Ich hoffe natürlich, dass ich nicht nur im Sprung, sondern auch im Mehrkampf den Final erreichen kann – und ich denke mir, dass auch der Boden-Final drin liegt. Das wird zwar extrem schwierig, aber wenn eine saubere Übung hinlege, könnte es klappen.
Wie sieht es mit der Konkurrenz aus?
Die ist sehr stark, es ist unglaublich dieses Jahr. Vor allem beim Sprung hat es sehr viele Turnerinnen, die ihren Schwierigkeitsgrad noch einmal hochgeschraubt haben und so zwei super Ausführungen mit haben. Ein sehr enges Feld.
Wie realistisch ist eine Medaille?
Wenn alle Athletinnen ihr Programm sauber durchbringen, dann wird es sehr schwierig. Ich muss ein wenig darauf hoffen, dass es Stürze und Komplikationen gibt. Es kommt voll auf die Tagesform an. Aber die Chance ist da, weil ein paar Turnerinnen haben im Training schon Probleme gehabt.
Also Bronze wie in Rio 2016?
Das wäre wie Gold für mich. Wenn alles normal läuft gehen die ersten beiden Plätze an die USA.
Sie waren schon einmal in Tokio – 2011 an der WM.
Das ist immer noch sehr präsent, ich war im Sprung- und Mehrkampffinal. Und wir durften während diesen zwei Wochen immer wieder auch in die City. Tokio ist dadurch zu einer meiner Lieblingsstädte geworden. Schade, dass das diesmal nicht mehr möglich ist. Aber ich bin mega froh, bin ich wieder da, und das nach zehn Jahren.

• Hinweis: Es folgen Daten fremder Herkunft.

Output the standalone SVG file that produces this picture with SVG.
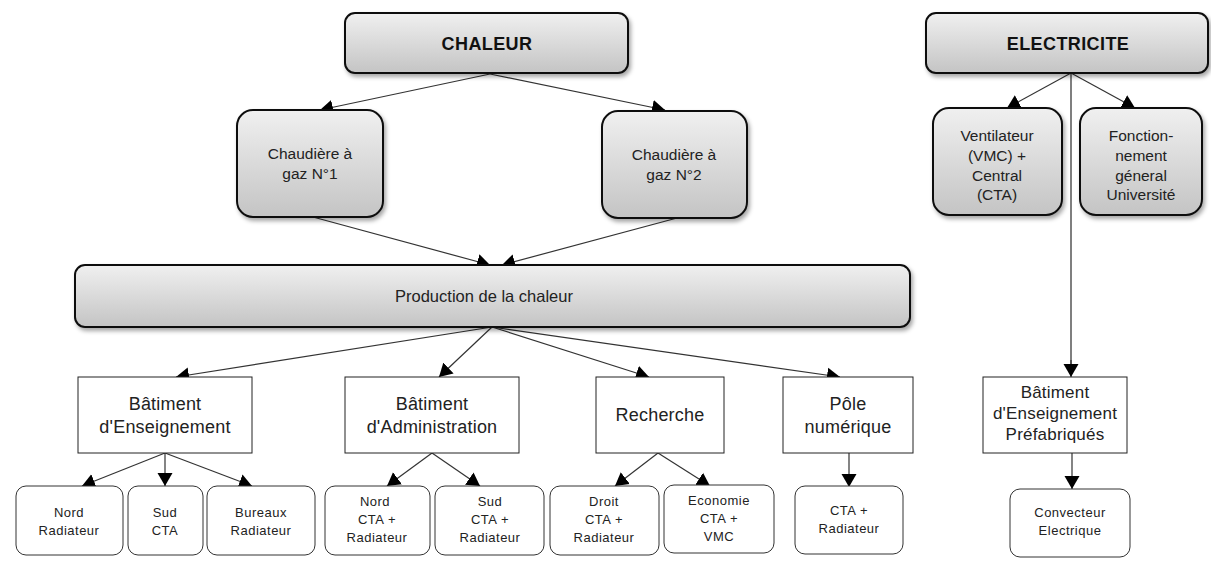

Seither haben Sie 2012 und 2016 zwei Sommerspiele erlebt. Wie fest profitieren Sie davon nun in Tokio?
Das hilft mir sehr. Ich kann mich jetzt viel besser fokussieren. In London war ich bei der Ankunft im Olympiadorf so überwältigt von meinen Gefühlen. Die Reizüberflutung hatte zur Folge, dass ich mich nicht so gut konzentrieren konnten. Ich Rio war das dann schon einfacher. Und hier in Tokio habe ich voll den Fokus.